■ Exercise requirements ■
Print the lines of the listing below verbatim from its first line through the line bearing "fig = go.Figure()". Any pictures are to be omitted.

(Figure scripts)

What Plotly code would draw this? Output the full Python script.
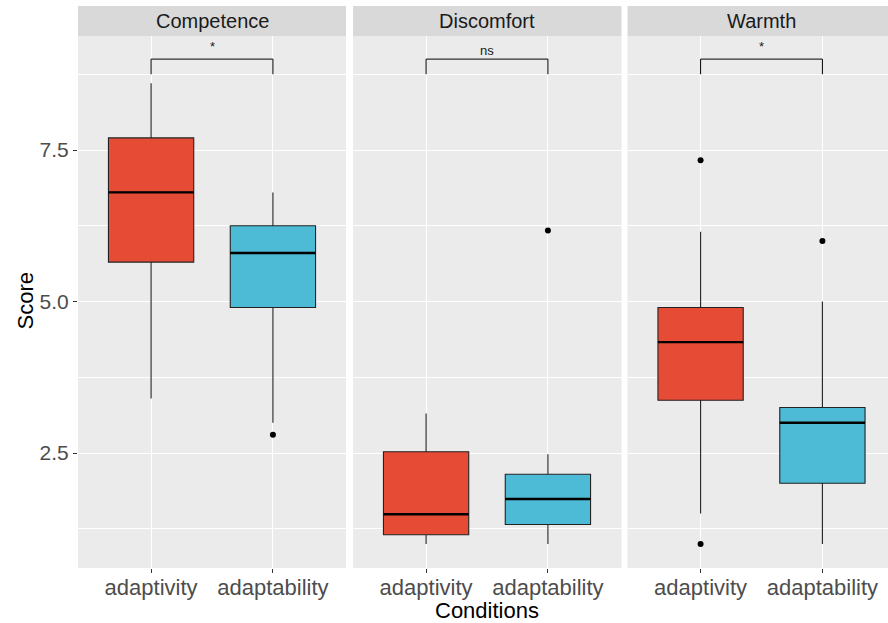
import plotly.graph_objects as go

# ---- data ----
facets = ["Competence", "Discomfort", "Warmth"]
conditions = ["adaptivity", "adaptability"]
colors = ["#E64B35", "#4DBBD5"]

# per facet: [adaptivity, adaptability]
lower_whisker = {"Competence": [3.4, 3.0], "Discomfort": [1.0, 1.0], "Warmth": [1.5, 1.0]}
q1 = {"Competence": [5.65, 4.9], "Discomfort": [1.15, 1.32], "Warmth": [3.37, 2.0]}
median = {"Competence": [6.8, 5.8], "Discomfort": [1.49, 1.74], "Warmth": [4.33, 3.0]}
q3 = {"Competence": [7.7, 6.25], "Discomfort": [2.52, 2.15], "Warmth": [4.9, 3.25]}
upper_whisker = {"Competence": [8.6, 6.8], "Discomfort": [3.15, 2.48], "Warmth": [6.15, 5.0]}
outliers = {
    "Competence": [[], [2.8]],
    "Discomfort": [[], [6.17]],
    "Warmth": [[7.33, 1.0], [6.0]],
}
sig_labels = ["*", "ns", "*"]
sig_label_y = [9.2, 9.15, 9.2]
bracket_y = 9.0
bracket_tip = 8.75

y_major = [2.5, 5.0, 7.5]
y_minor = [1.25, 3.75, 6.25, 8.75]

# ---- layout geometry (pixels) ----
W, H = 888, 623
panel_px = [(78, 346), (353, 621.5), (627.5, 888)]
unit_px = 268 / 2.2
top_px, bot_px = 36, 568
strip_top = 6
box_w = 0.7
FONT = "Liberation Sans, Arial"

fig = go.Figure()

for i, f in enumerate(facets):
    xa = "x" if i == 0 else f"x{i+1}"
    ya = "y" if i == 0 else f"y{i+1}"
    for j, c in enumerate(conditions):
        fig.add_trace(go.Box(
            x=[j], q1=[q1[f][j]], median=[median[f][j]], q3=[q3[f][j]],
            lowerfence=[lower_whisker[f][j]], upperfence=[upper_whisker[f][j]],
            width=box_w, fillcolor=colors[j], line=dict(color="#222222", width=1.1),
            whiskerwidth=0, boxpoints=False, showlegend=False,
            xaxis=xa, yaxis=ya, hoverinfo="skip",
        ))
        # thicker median line
        fig.add_trace(go.Scatter(
            x=[j - box_w / 2, j + box_w / 2], y=[median[f][j]] * 2,
            mode="lines", line=dict(color="black", width=2.4),
            showlegend=False, xaxis=xa, yaxis=ya, hoverinfo="skip",
        ))
        if outliers[f][j]:
            fig.add_trace(go.Scatter(
                x=[j] * len(outliers[f][j]), y=outliers[f][j], mode="markers",
                marker=dict(color="black", size=6), showlegend=False,
                xaxis=xa, yaxis=ya, hoverinfo="skip",
            ))
    # significance bracket
    fig.add_trace(go.Scatter(
        x=[0, 0, 1, 1], y=[bracket_tip, bracket_y, bracket_y, bracket_tip],
        mode="lines", line=dict(color="black", width=1),
        showlegend=False, xaxis=xa, yaxis=ya, hoverinfo="skip",
    ))
    fig.add_annotation(
        x=0.5, y=sig_label_y[i], xref=xa, yref=ya, text=sig_labels[i], showarrow=False,
        xanchor="center", yanchor="middle",
        font=dict(size=13, color="#1A1A1A", family=FONT),
    )

    # axes
    l, r = panel_px[i]
    x0 = l + 0.6 * unit_px
    xr = [-0.6, (r - x0) / unit_px]
    ax_common = dict(
        domain=[l / W, r / W], range=xr, tickvals=[0, 1], ticktext=conditions,
        showgrid=True, gridcolor="white", gridwidth=1.1, zeroline=False,
        ticks="outside", ticklen=4, tickcolor="#333333", tickwidth=1,
        ticklabelstandoff=-4,
        tickfont=dict(size=22, color="#4D4D4D", family=FONT),
        anchor=ya, showline=False, fixedrange=True,
    )
    y_range = [7.5 - (bot_px - 150) / 60.6, 7.5 + (150 - top_px) / 60.6]
    yax = dict(
        domain=[(H - bot_px) / H, (H - top_px) / H], range=y_range,
        tickvals=y_major, ticktext=[f"{v:.1f}" for v in y_major],
        showgrid=True, gridcolor="white", gridwidth=1.1, zeroline=False,
        minor=dict(tickvals=y_minor, showgrid=True, gridcolor="white", gridwidth=0.55, ticks=""),
        anchor=xa, showline=False, fixedrange=True,
        showticklabels=(i == 0),
        ticks="outside" if i == 0 else "", ticklen=4, tickcolor="#333333", tickwidth=1,
        tickfont=dict(size=21, color="#4D4D4D", family=FONT),
    )
    fig.layout["xaxis" if i == 0 else f"xaxis{i+1}"] = ax_common
    fig.layout["yaxis" if i == 0 else f"yaxis{i+1}"] = yax

    # strip
    fig.add_shape(type="rect", xref="paper", yref="paper",
                  x0=l / W, x1=r / W, y0=(H - top_px) / H, y1=(H - strip_top) / H,
                  fillcolor="#D9D9D9", line=dict(width=0), layer="below")
    fig.add_annotation(
        x=(l + 134) / W,
        y=(H - (strip_top + top_px) / 2) / H, xref="paper", yref="paper",
        text=f, showarrow=False, xanchor="center", yanchor="middle",
        font=dict(size=20, color="#1A1A1A", family=FONT),
    )

fig.add_annotation(x=24.5 / W, y=(H - 301) / H, xref="paper", yref="paper",
                   text="Score", textangle=-90, showarrow=False,
                   xanchor="center", yanchor="middle",
                   font=dict(size=22, color="black", family=FONT))
fig.add_annotation(x=487 / W, y=(H - 610) / H, xref="paper", yref="paper",
                   text="Conditions", showarrow=False,
                   xanchor="center", yanchor="middle",
                   font=dict(size=22, color="black", family=FONT))

fig.update_layout(
    width=W, height=H, margin=dict(l=0, r=0, t=0, b=0),
    paper_bgcolor="white", plot_bgcolor="#EBEBEB",
    showlegend=False,
)

fig.write_html("out.html")
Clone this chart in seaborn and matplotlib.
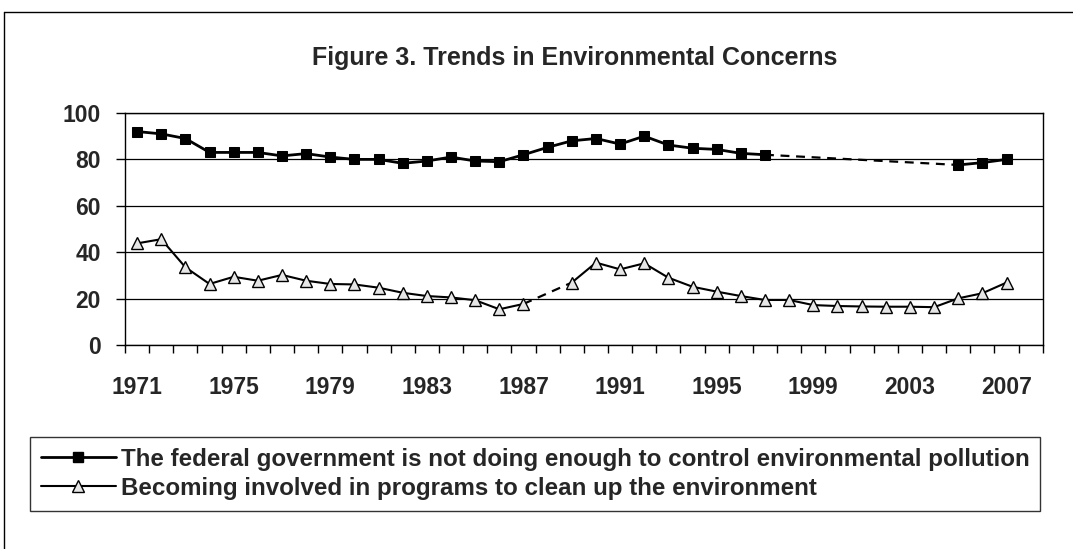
import numpy as np
import pandas as pd
import seaborn as sns
import matplotlib.pyplot as plt
from matplotlib.lines import Line2D

years = list(range(1971, 2008))
nan = np.nan
# federal government not doing enough (no survey 1998-2004)
gov = [92, 91, 89, 83, 83, 83, 81.5, 82.5, 81, 80, 80, 78.3, 79.3, 81, 79.3,
       79, 82, 85.2, 88, 89, 86.6, 90, 86.2, 84.8, 84.3, 82.6, 82,
       nan, nan, nan, nan, nan, nan, nan, 77.6, 78.6, 80]
# becoming involved in programs (no survey 1988)
inv = [43.8, 45.6, 33.5, 26.3, 29.4, 27.7, 30.2, 27.7, 26.3, 26.1, 24.7, 22.5,
       21.1, 20.5, 19.3, 15.4, 17.7, nan, 26.9, 35.5, 32.6, 35.2, 29, 25.1, 23,
       21.1, 19.4, 19.4, 17.2, 16.8, 16.6, 16.5, 16.5, 16.3, 20.1, 22.3, 26.9]

label_gov = "The federal government is not doing enough to control environmental pollution"
label_inv = "Becoming involved in programs to clean up the environment"
title = "Figure 3. Trends in Environmental Concerns"

data = pd.DataFrame({"year": years, "gov": gov, "inv": inv})

sns.set_theme(style="white")
plt.rcParams['font.family'] = ['Liberation Sans', 'DejaVu Sans']
plt.rcParams['font.weight'] = 'bold'

fig = plt.figure(figsize=(10.73, 5.49), dpi=100)
ax = fig.add_axes([0.1165, 0.3716, 0.8553, 0.4226])


def draw(col, style):
    s = data[["year", col]]
    ok = s[col].notna()
    run = (ok != ok.shift()).cumsum()
    parts = [g for _, g in s[ok].groupby(run[ok])]
    # dashed bridge over missing years
    for a, b in zip(parts[:-1], parts[1:]):
        br = pd.concat([a.tail(1), b.head(1)])
        sns.lineplot(data=br, x="year", y=col, ax=ax, color="black",
                     lw=1.6, linestyle=(0, (4, 3)), zorder=2)
    for p in parts:
        sns.lineplot(data=p, x="year", y=col, ax=ax, color="black", zorder=3,
                     **style)


sq = dict(marker="s", markersize=7.5, markerfacecolor="black",
          markeredgecolor="black", lw=2)
tri = dict(marker="^", markersize=8, markerfacecolor="#e6e6e6",
           markeredgecolor="black", markeredgewidth=1, lw=1.5)
draw("gov", sq)
draw("inv", tri)

ax.set_xlim(1970.5, 2008.5)
ax.set_ylim(0, 100)
ax.set_yticks(range(0, 101, 20))
ax.set_xticks(range(1971, 2008, 4))
ax.set_xticks(np.arange(1970.5, 2009, 1), minor=True)
ax.set_xlabel("")
ax.set_ylabel("")
ax.yaxis.grid(True, color="black", lw=0.9)
ax.set_axisbelow(True)
for sp in ax.spines.values():
    sp.set_color("black")
    sp.set_linewidth(1)
ax.tick_params(axis="y", length=6.5, width=1, color="black", direction="out",
               pad=11, labelsize=16.5, left=True)
ax.tick_params(axis="x", which="major", length=0, pad=22, labelsize=16.5)
ax.tick_params(axis="x", which="minor", length=6, width=1, color="black",
               direction="out", bottom=True)

fig.text(575 / 1073, 1 - 58 / 549, title, ha="center", va="center",
         fontsize=18, weight="bold")

handles = [Line2D([], [], color="black", **sq), Line2D([], [], color="black", **tri)]
leg = fig.legend(handles, [label_gov, label_inv], loc="upper left",
                 bbox_to_anchor=(30 / 1073, 1 - 437 / 549), frameon=True,
                 fancybox=False, edgecolor="black", fontsize=17.4,
                 handlelength=3.1, handletextpad=0.2, borderpad=0.45,
                 labelspacing=0.25, borderaxespad=0)
leg.get_frame().set_linewidth(1)

# outer chart frame
fig.add_artist(Line2D([4 / 1073, 4 / 1073], [0, 1 - 12 / 549],
                      transform=fig.transFigure, color="black", lw=1))
fig.add_artist(Line2D([4 / 1073, 1], [1 - 12 / 549, 1 - 12 / 549],
                      transform=fig.transFigure, color="black", lw=1))

fig.savefig("out.png", dpi=100)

■ Result for this task ■
What Plotly code would draw this? Output the full Python script.
import plotly.graph_objects as go

# ---- data ----
facets = ["Competence", "Discomfort", "Warmth"]
conditions = ["adaptivity", "adaptability"]
colors = ["#E64B35", "#4DBBD5"]

# per facet: [adaptivity, adaptability]
lower_whisker = {"Competence": [3.4, 3.0], "Discomfort": [1.0, 1.0], "Warmth": [1.5, 1.0]}
q1 = {"Competence": [5.65, 4.9], "Discomfort": [1.15, 1.32], "Warmth": [3.37, 2.0]}
median = {"Competence": [6.8, 5.8], "Discomfort": [1.49, 1.74], "Warmth": [4.33, 3.0]}
q3 = {"Competence": [7.7, 6.25], "Discomfort": [2.52, 2.15], "Warmth": [4.9, 3.25]}
upper_whisker = {"Competence": [8.6, 6.8], "Discomfort": [3.15, 2.48], "Warmth": [6.15, 5.0]}
outliers = {
    "Competence": [[], [2.8]],
    "Discomfort": [[], [6.17]],
    "Warmth": [[7.33, 1.0], [6.0]],
}
sig_labels = ["*", "ns", "*"]
sig_label_y = [9.2, 9.15, 9.2]
bracket_y = 9.0
bracket_tip = 8.75

y_major = [2.5, 5.0, 7.5]
y_minor = [1.25, 3.75, 6.25, 8.75]

# ---- layout geometry (pixels) ----
W, H = 888, 623
panel_px = [(78, 346), (353, 621.5), (627.5, 888)]
unit_px = 268 / 2.2
top_px, bot_px = 36, 568
strip_top = 6
box_w = 0.7
FONT = "Liberation Sans, Arial"

fig = go.Figure()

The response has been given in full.